Eastern Europe’s fairytale castles, awe-inspiring fortifications and medieval towns have played their part in history. They are the inspiration behind chilling vampire and ghost stories and have given birth to countless legends. Perched atop steep cliffs or nestled at the foothills of the Carpathians, Poland’s Torun Castle, Slovenia’s Predjama Castle, Slovakia’s Draskovic Castle, Romania’s Bran and Peles castles are just a few examples.

 

Eastern Europe - Peles Castle, Romania
Eastern Europe – Peles Castle, Romania

 

The emblem of Bosnia’s medieval city of Mostar, the 16th century Stari Most Bridge, has long been the place where young men tested their spirit by plunging 65 feet into the turquoise river below. Destroyed in 1993 during the Croat-Bosniak War, a faithful replica was rebuilt that has now become an acclaimed venue for annual diving competitions.

 

Eastern Europe - Stari Most Bridge, Bosnia
Eastern Europe – Stari Most Bridge, Bosnia (Courtesy of www.atlas-croatia.com)

 

Further north, the painted monasteries of Bucovina are set in a picturesque mountainous region.
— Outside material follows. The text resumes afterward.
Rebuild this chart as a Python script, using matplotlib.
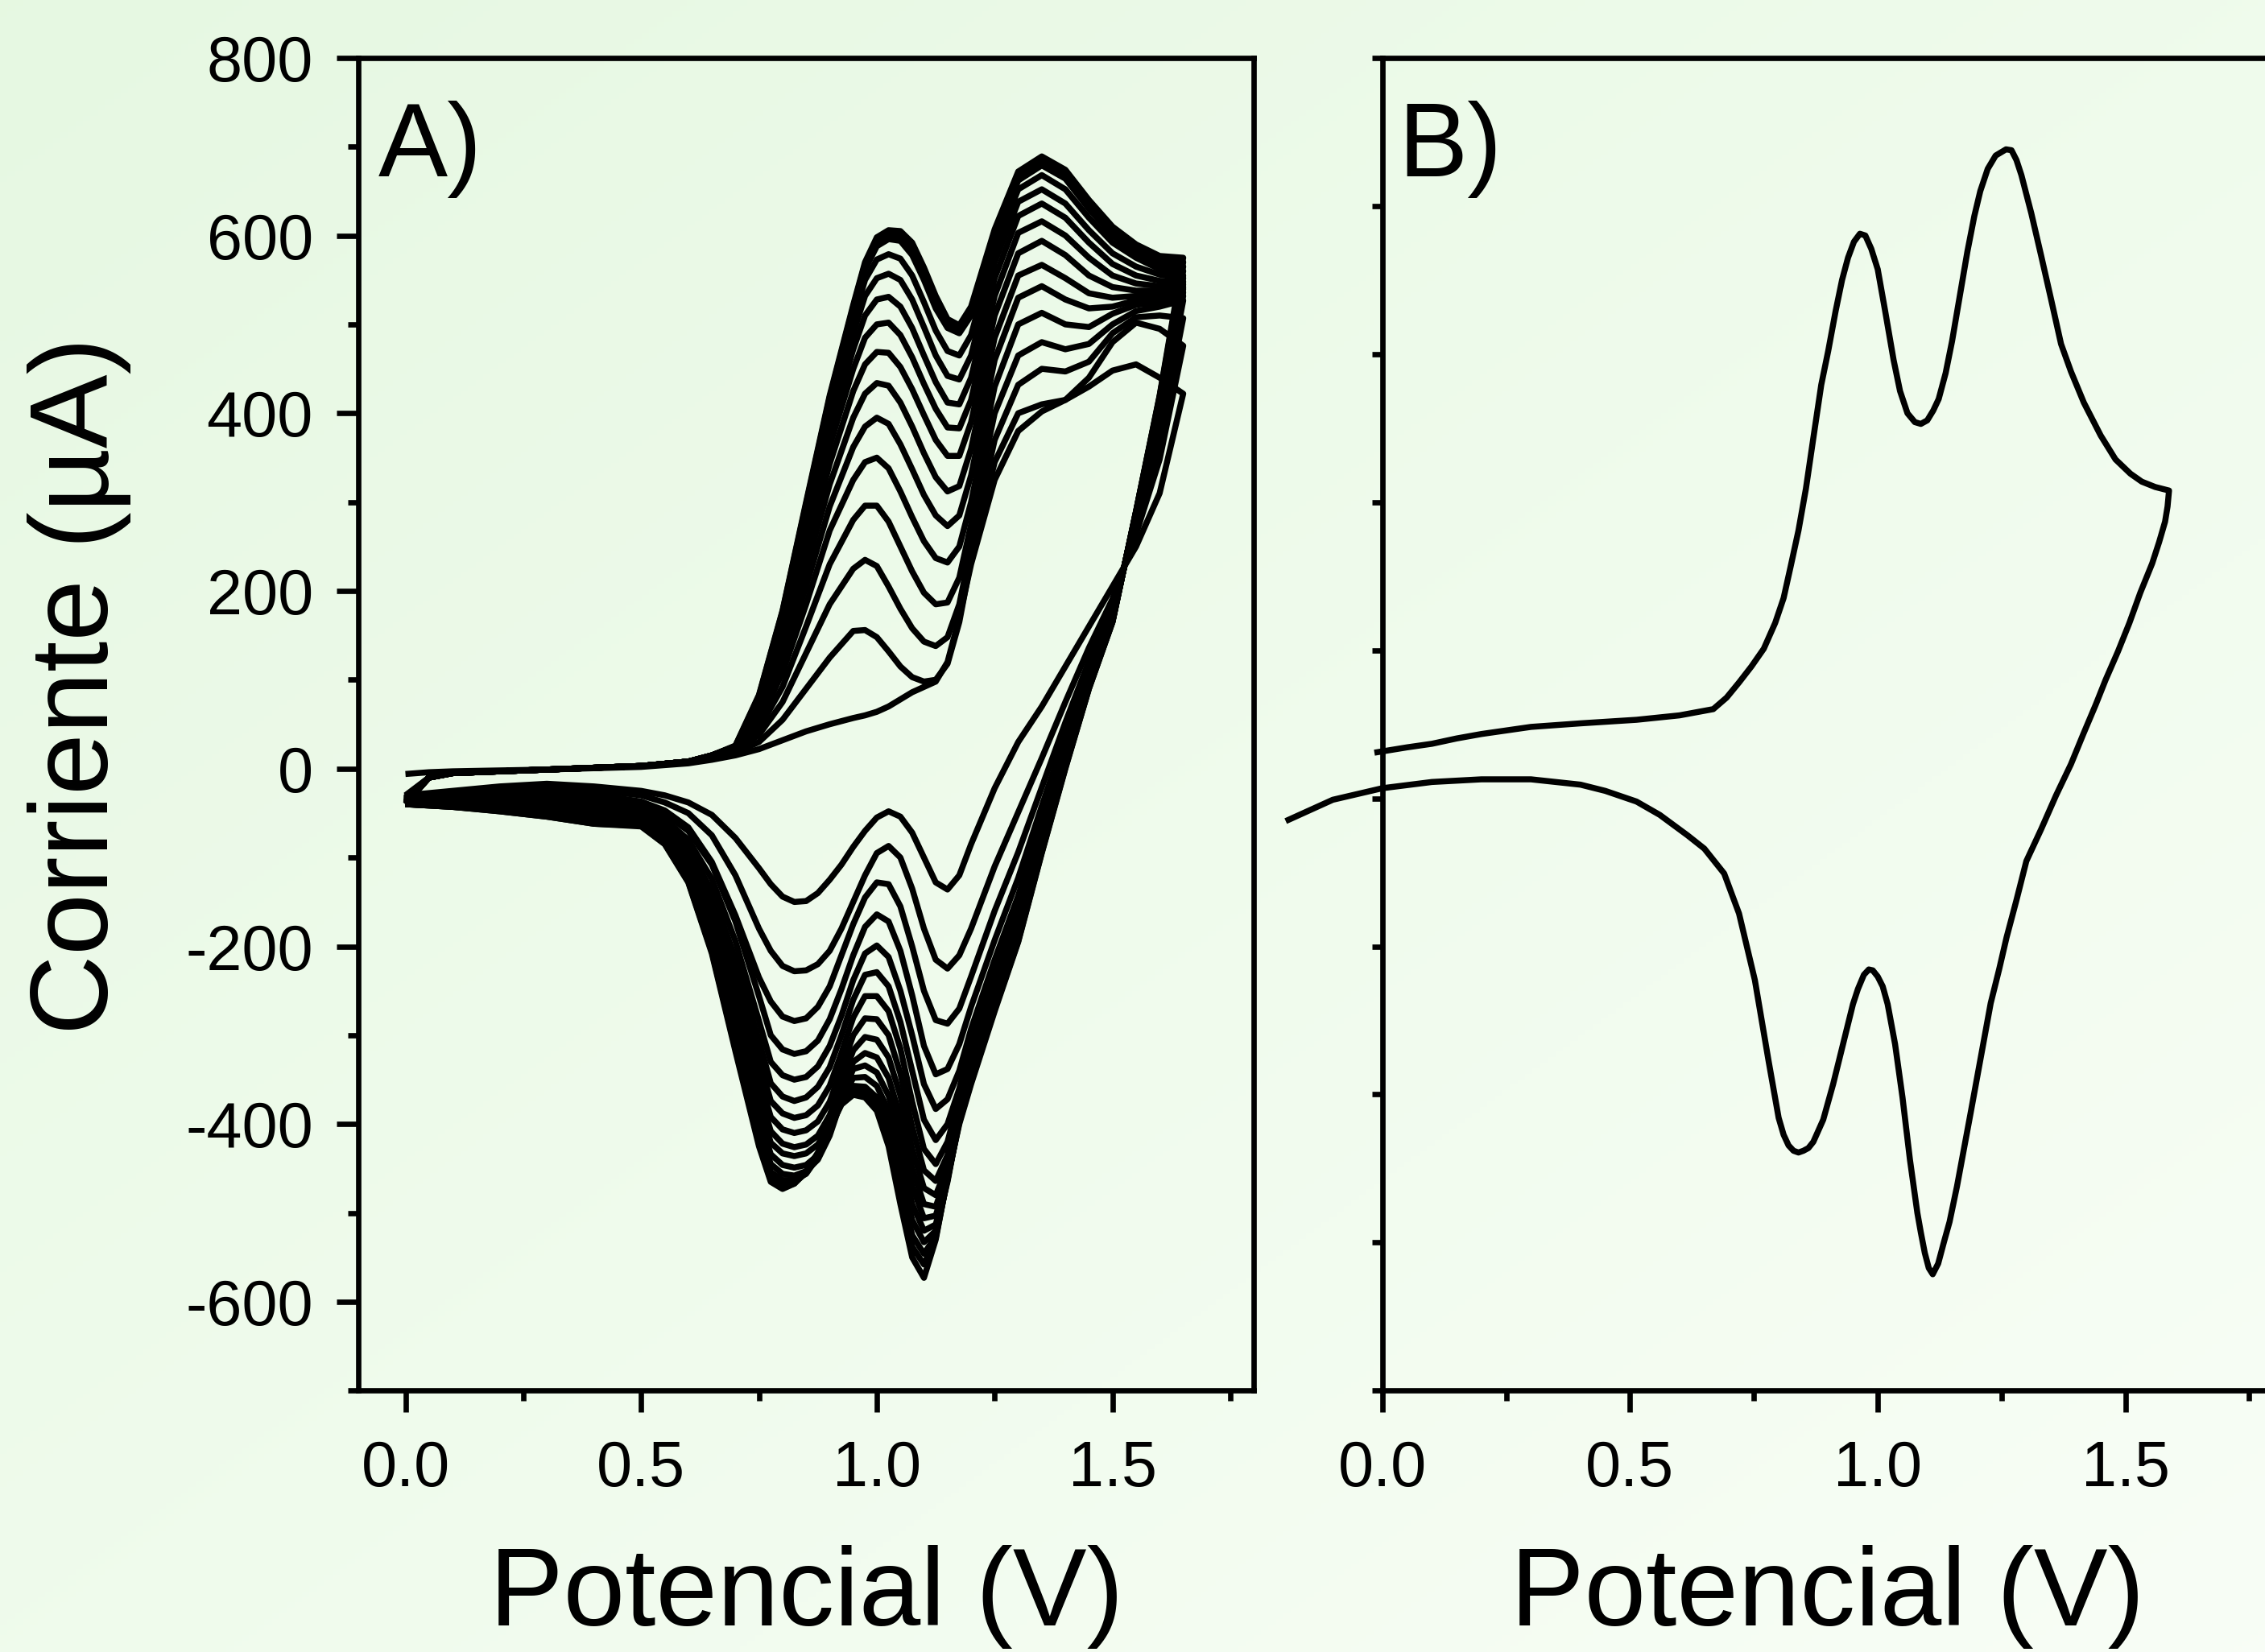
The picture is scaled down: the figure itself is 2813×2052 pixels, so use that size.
import matplotlib
matplotlib.use("Agg")
import matplotlib.pyplot as plt
import numpy as np
from matplotlib.ticker import MultipleLocator, FixedLocator

plt.rcParams["font.family"] = ["Liberation Sans", "DejaVu Sans"]
plt.rcParams["axes.unicode_minus"] = False

# ---------------- panel A: 16 successive voltammetric cycles ----------------
# potential grid of the anodic (forward) sweep, V
potential_fwd = [0.00, 0.05, 0.10, 0.30, 0.50, 0.60, 0.65, 0.70, 0.75, 0.80, 0.85,
                 0.90, 0.95, 0.975, 1.00, 1.025, 1.05, 1.075, 1.10, 1.125, 1.15,
                 1.175, 1.20, 1.25, 1.30, 1.35, 1.40, 1.45, 1.50, 1.55, 1.60, 1.65]

# potential grid of the cathodic (reverse) sweep, V
potential_rev = [1.65, 1.60, 1.55, 1.50, 1.45, 1.40, 1.35, 1.30, 1.25, 1.20, 1.175,
                 1.15, 1.125, 1.10, 1.075, 1.05, 1.025, 1.00, 0.975, 0.95, 0.925,
                 0.90, 0.875, 0.85, 0.825, 0.80, 0.775, 0.75, 0.70, 0.65, 0.60,
                 0.55, 0.50, 0.40, 0.30, 0.20, 0.10, 0.00]

# anodic current of each cycle on potential_fwd, uA
current_fwd = [
    [-6, -4, -3, -1, 2, 6, 10, 15, 22, 32, 42, 50, 57, 60, 64, 70, 78, 86, 92, 98, 120, 170, 230, 325, 380, 402, 415, 430, 448, 455, 440, 422],
    [-30, -10, -5, -1, 3, 8, 12, 18, 30, 55, 90, 125, 155, 156, 148, 132, 115, 103, 98, 100, 118, 165, 235, 345, 400, 410, 415, 440, 480, 502, 495, 476],
    [-32, -10, -5, -1, 3, 8, 13, 20, 38, 75, 130, 185, 225, 235, 228, 205, 180, 158, 143, 138, 148, 185, 250, 370, 432, 450, 447, 458, 490, 508, 510, 507],
    [-33, -10, -5, -1, 3, 8, 13, 21, 45, 92, 160, 230, 280, 296, 296, 278, 250, 222, 198, 185, 187, 215, 275, 400, 465, 480, 472, 478, 500, 515, 520, 527],
    [-34, -10, -5, -1, 3, 8, 13, 22, 52, 108, 185, 268, 325, 345, 350, 338, 312, 283, 256, 237, 232, 250, 300, 430, 500, 513, 500, 497, 512, 522, 525, 532],
    [-35, -10, -5, -1, 3, 8, 13, 22, 58, 122, 205, 295, 362, 385, 395, 388, 365, 337, 308, 285, 273, 285, 330, 460, 530, 543, 528, 518, 520, 527, 530, 536],
    [-36, -10, -5, -1, 3, 8, 14, 23, 63, 135, 225, 320, 395, 422, 434, 431, 412, 385, 355, 328, 312, 318, 360, 485, 555, 567, 552, 535, 530, 532, 534, 540],
    [-37, -10, -5, -1, 3, 8, 14, 23, 67, 145, 243, 343, 425, 455, 469, 468, 452, 427, 398, 370, 352, 352, 390, 510, 580, 594, 578, 555, 542, 538, 538, 542],
    [-37, -10, -5, -1, 3, 8, 14, 24, 71, 153, 258, 363, 450, 485, 500, 502, 488, 463, 433, 405, 384, 383, 415, 532, 603, 616, 600, 575, 555, 546, 543, 545],
    [-38, -10, -5, -1, 3, 8, 14, 24, 74, 160, 270, 380, 472, 510, 528, 531, 520, 496, 465, 435, 412, 410, 440, 552, 622, 636, 620, 592, 568, 555, 549, 548],
    [-38, -10, -5, -1, 3, 8, 15, 25, 77, 166, 280, 395, 490, 532, 552, 557, 550, 528, 497, 465, 442, 438, 465, 570, 638, 652, 636, 606, 580, 565, 556, 552],
    [-39, -10, -5, -1, 3, 8, 15, 25, 79, 170, 288, 405, 505, 550, 573, 579, 574, 555, 525, 493, 470, 465, 488, 585, 652, 668, 652, 620, 592, 575, 562, 555],
    [-39, -10, -5, -1, 3, 8, 15, 25, 80, 173, 293, 412, 515, 562, 588, 596, 594, 578, 550, 518, 496, 490, 510, 598, 662, 679, 664, 630, 600, 580, 566, 560],
    [-40, -10, -5, -1, 3, 8, 15, 25, 81, 175, 296, 415, 518, 566, 592, 600, 599, 584, 556, 524, 500, 493, 514, 601, 666, 683, 668, 633, 603, 583, 569, 565],
    [-40, -10, -5, -1, 3, 8, 15, 25, 82, 177, 298, 418, 520, 568, 595, 603, 602, 588, 560, 528, 503, 496, 517, 604, 669, 686, 671, 636, 606, 586, 572, 570],
    [-40, -10, -5, -1, 3, 8, 15, 26, 83, 178, 300, 420, 522, 570, 598, 606, 605, 592, 564, 532, 506, 499, 520, 607, 672, 689, 674, 640, 610, 590, 577, 575],
]

# cathodic current of each cycle on potential_rev, uA
current_rev = [
    [422, 310, 250, 205, 160, 115, 70, 30, -22, -85, -120, -136, -128, -100, -72, -54, -48, -55, -70, -88, -108, -125, -140, -149, -150, -144, -130, -112, -78, -52, -38, -30, -25, -20, -17, -20, -25, -30],
    [476, 348, 264, 191, 136, 75, 12, -49, -110, -180, -210, -225, -215, -180, -135, -100, -87, -95, -120, -150, -180, -205, -220, -227, -228, -222, -205, -180, -120, -75, -50, -38, -30, -24, -21, -23, -27, -32],
    [507, 370, 272, 183, 121, 52, -21, -94, -160, -234, -270, -287, -283, -250, -200, -155, -130, -128, -145, -175, -210, -245, -268, -281, -284, -279, -262, -235, -165, -105, -66, -47, -37, -29, -25, -26, -29, -33],
    [527, 385, 277, 178, 112, 37, -42, -123, -193, -268, -310, -338, -344, -312, -255, -205, -172, -164, -178, -210, -248, -282, -306, -318, -321, -316, -300, -256, -172, -108, -70, -51, -42, -34, -29, -29, -31, -34],
    [532, 395, 281, 174, 106, 26, -57, -143, -215, -293, -340, -372, -383, -355, -300, -250, -212, -199, -208, -238, -278, -312, -335, -347, -350, -345, -330, -284, -194, -124, -80, -57, -46, -38, -33, -32, -33, -35],
    [536, 401, 283, 172, 102, 20, -67, -157, -230, -309, -360, -400, -418, -395, -340, -285, -245, -229, -232, -260, -300, -336, -358, -370, -374, -369, -354, -306, -214, -138, -88, -62, -50, -42, -36, -35, -35, -36],
    [540, 406, 285, 170, 99, 15, -74, -166, -240, -320, -370, -420, -445, -428, -375, -315, -273, -256, -256, -280, -320, -357, -379, -390, -393, -388, -374, -327, -233, -151, -96, -67, -53, -46, -39, -37, -37, -37],
    [542, 409, 286, 169, 97, 12, -79, -173, -248, -328, -378, -435, -464, -452, -403, -343, -300, -282, -281, -300, -338, -375, -397, -407, -410, -406, -392, -346, -250, -162, -103, -71, -56, -49, -42, -39, -38, -38],
    [545, 411, 287, 168, 96, 9, -82, -177, -253, -333, -383, -447, -480, -472, -428, -368, -325, -305, -302, -317, -353, -390, -413, -423, -426, -422, -408, -363, -265, -172, -109, -74, -58, -52, -45, -41, -39, -38],
    [548, 413, 288, 167, 94, 7, -85, -181, -258, -339, -388, -455, -493, -490, -450, -392, -348, -325, -320, -330, -363, -400, -423, -433, -436, -433, -421, -377, -278, -181, -114, -77, -60, -55, -47, -43, -40, -39],
    [552, 415, 288, 167, 93, 5, -88, -185, -261, -343, -391, -460, -503, -506, -470, -413, -368, -342, -334, -338, -370, -410, -435, -446, -449, -446, -434, -390, -288, -188, -118, -79, -61, -57, -49, -44, -41, -39],
    [555, 416, 289, 166, 92, 4, -90, -188, -263, -345, -393, -463, -513, -520, -490, -433, -385, -357, -347, -348, -373, -413, -440, -453, -458, -456, -445, -402, -298, -195, -121, -81, -62, -59, -51, -46, -42, -40],
    [560, 417, 289, 166, 92, 3, -91, -190, -267, -348, -395, -465, -520, -533, -508, -452, -400, -370, -358, -357, -375, -408, -437, -456, -463, -463, -454, -412, -306, -200, -124, -83, -63, -60, -52, -47, -42, -40],
    [565, 418, 289, 166, 91, 2, -93, -192, -269, -351, -397, -462, -526, -546, -525, -468, -410, -377, -363, -361, -376, -406, -435, -455, -466, -468, -460, -419, -312, -204, -126, -84, -64, -61, -53, -47, -43, -40],
    [570, 419, 290, 165, 90, 1, -94, -194, -271, -353, -398, -461, -528, -558, -538, -480, -418, -381, -367, -364, -377, -405, -433, -454, -467, -471, -463, -422, -315, -206, -127, -84, -64, -62, -54, -48, -43, -40],
    [575, 420, 290, 165, 90, 0, -95, -195, -273, -355, -400, -460, -530, -573, -550, -490, -425, -385, -370, -367, -378, -405, -432, -453, -467, -473, -465, -425, -318, -208, -128, -85, -65, -62, -54, -48, -43, -40],
]

# ---------------- panel B: single cycle ----------------
potential_b_fwd = [-0.016, 0.05, 0.10, 0.15, 0.20, 0.30, 0.40, 0.513, 0.60, 0.668, 0.695,
                   0.72, 0.745, 0.77, 0.793, 0.81, 0.824, 0.84, 0.855, 0.87, 0.886,
                   0.90, 0.915, 0.928, 0.94, 0.952, 0.964, 0.975, 0.987, 1.00, 1.015,
                   1.032, 1.045, 1.06, 1.075, 1.087, 1.10, 1.112, 1.123, 1.137, 1.15,
                   1.165, 1.181, 1.195, 1.207, 1.222, 1.238, 1.259, 1.27, 1.28, 1.29,
                   1.31, 1.33, 1.35, 1.37, 1.39, 1.416, 1.45, 1.48, 1.51, 1.533,
                   1.56, 1.588]
current_b_fwd = [18, 24, 28, 34, 39, 47, 51, 55, 60, 67, 80,
                 97, 115, 135, 164, 192, 227, 268, 315, 372, 432,
                 470, 515, 550, 575, 593, 602, 600, 585, 562, 515,
                 460, 425, 400, 390, 388, 392, 403, 416, 445, 481,
                 530, 582, 622, 650, 675, 690, 697, 696, 685, 668,
                 625, 577, 528, 478, 447, 412, 375, 348, 332, 323,
                 317, 313]

potential_b_rev = [1.588, 1.585, 1.58, 1.568, 1.554, 1.53, 1.508, 1.485, 1.46, 1.44,
                   1.415, 1.39, 1.36, 1.33, 1.30, 1.28, 1.26, 1.245, 1.228, 1.208,
                   1.187, 1.16, 1.145, 1.134, 1.122, 1.111, 1.103, 1.095, 1.087, 1.08,
                   1.065, 1.05, 1.035, 1.02, 1.01, 1.00, 0.99, 0.982, 0.972, 0.96,
                   0.95, 0.93, 0.91, 0.89, 0.87, 0.86, 0.85, 0.84, 0.83, 0.82,
                   0.81, 0.80, 0.78, 0.752, 0.72, 0.69, 0.65, 0.616, 0.56, 0.513,
                   0.45, 0.40, 0.30, 0.20, 0.10, 0.00, -0.10, -0.195]
current_b_rev = [313, 295, 278, 255, 231, 198, 164, 132, 100, 72,
                 39, 5, -30, -68, -104, -148, -190, -226, -264, -325,
                 -389, -470, -510, -532, -557, -569, -562, -545, -522, -500,
                 -440, -370, -310, -265, -245, -234, -227, -226, -232, -248,
                 -265, -310, -355, -395, -420, -427, -430, -432, -430, -424,
                 -412, -393, -330, -238, -163, -118, -90, -75, -52, -37,
                 -25, -18, -12, -12, -15, -22, -35, -59]

x_label = "Potencial (V)"
y_label = "Corriente (µA)"

# ---------------- figure ----------------
fig = plt.figure(figsize=(2813 / 300, 2052 / 300), dpi=300)

# soft green diagonal background
bg = fig.add_axes([0, 0, 1, 1], zorder=-10)
gx, gy = np.meshgrid(np.linspace(0, 1, 300), np.linspace(0, 1, 300))
t = ((gx + gy) / 2)[..., None]
c_start = np.array([0.902, 0.973, 0.886])
c_end = np.array([0.973, 0.996, 0.965])
bg.imshow(c_start * (1 - t) + c_end * t, extent=[0, 1, 0, 1], aspect="auto", origin="upper")
bg.axis("off")

ax_a = fig.add_axes([0.1582, 0.1582, 0.3954, 0.8068])
ax_b = fig.add_axes([0.6103, 0.1582, 0.3937, 0.8068])

line_kw = dict(color="black", lw=1.8, solid_joinstyle="round", solid_capstyle="butt")

for fwd, rev in zip(current_fwd, current_rev):
    ax_a.plot(potential_fwd + potential_rev, fwd + rev, **line_kw)

ax_b.plot(potential_b_fwd + potential_b_rev, current_b_fwd + current_b_rev,
          clip_on=False, **line_kw)

for ax in (ax_a, ax_b):
    ax.set_facecolor("none")
    ax.set_ylim(-700, 800)
    for sp in ax.spines.values():
        sp.set_linewidth(1.6)
    ax.xaxis.set_major_locator(MultipleLocator(0.5))
    ax.xaxis.set_minor_locator(MultipleLocator(0.25))
    ax.tick_params(which="both", direction="out", top=False, right=False, width=1.6,
                   labelsize=19)
    ax.tick_params(which="major", length=6.5)
    ax.tick_params(which="minor", length=3.2)
    ax.tick_params(axis="x", pad=8)
    ax.tick_params(axis="y", pad=7)

ax_a.set_xlim(-0.1, 1.8)
ax_a.yaxis.set_major_locator(MultipleLocator(200))
ax_a.yaxis.set_minor_locator(MultipleLocator(100))

ax_b.set_xlim(0, 1.8)
ax_b.yaxis.set_major_locator(FixedLocator(np.linspace(-700, 800, 10)))
ax_b.tick_params(axis="y", which="major", length=3.2, labelleft=False)

ax_a.text(0.022, 0.968, "A)", transform=ax_a.transAxes, fontsize=31, va="top", ha="left")
ax_b.text(0.018, 0.968, "B)", transform=ax_b.transAxes, fontsize=31, va="top", ha="left")

fig.text(0.356, 0.016, x_label, ha="center", va="baseline", fontsize=33)
fig.text(0.807, 0.016, x_label, ha="center", va="baseline", fontsize=33)
fig.text(0.035, 0.585, y_label, rotation=90, ha="center", va="center", fontsize=33)

fig.savefig("out.png", dpi=300)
Their unique mural paintings have been preserved in their original form for over five centuries, some of the colors used still impossible to reproduce. Exceptional masterpieces of Byzantine art, eight of them have been included on the UNESCO World Heritage List. While here, make sure you explore the traditional region of Maramures by steam train on the narrow gauge railway crossing the Vaser Valley, the only one of its kind to have survived in Europe.

 

Eastern Europe - narrow gauge railway, Romania
Eastern Europe – narrow gauge railway, Romania

 

So what is it that the brochures don’t tell you? Believe me when I say I could write pages on the subject and still wouldn’t be getting close to expressing what Eastern Europe really feels like. So think of this as a teaser, urging you to take a bold step into an obscure realm that just might rock your world. I wouldn’t want to spoil the surprise, so I’ll leave the rest for you to discover.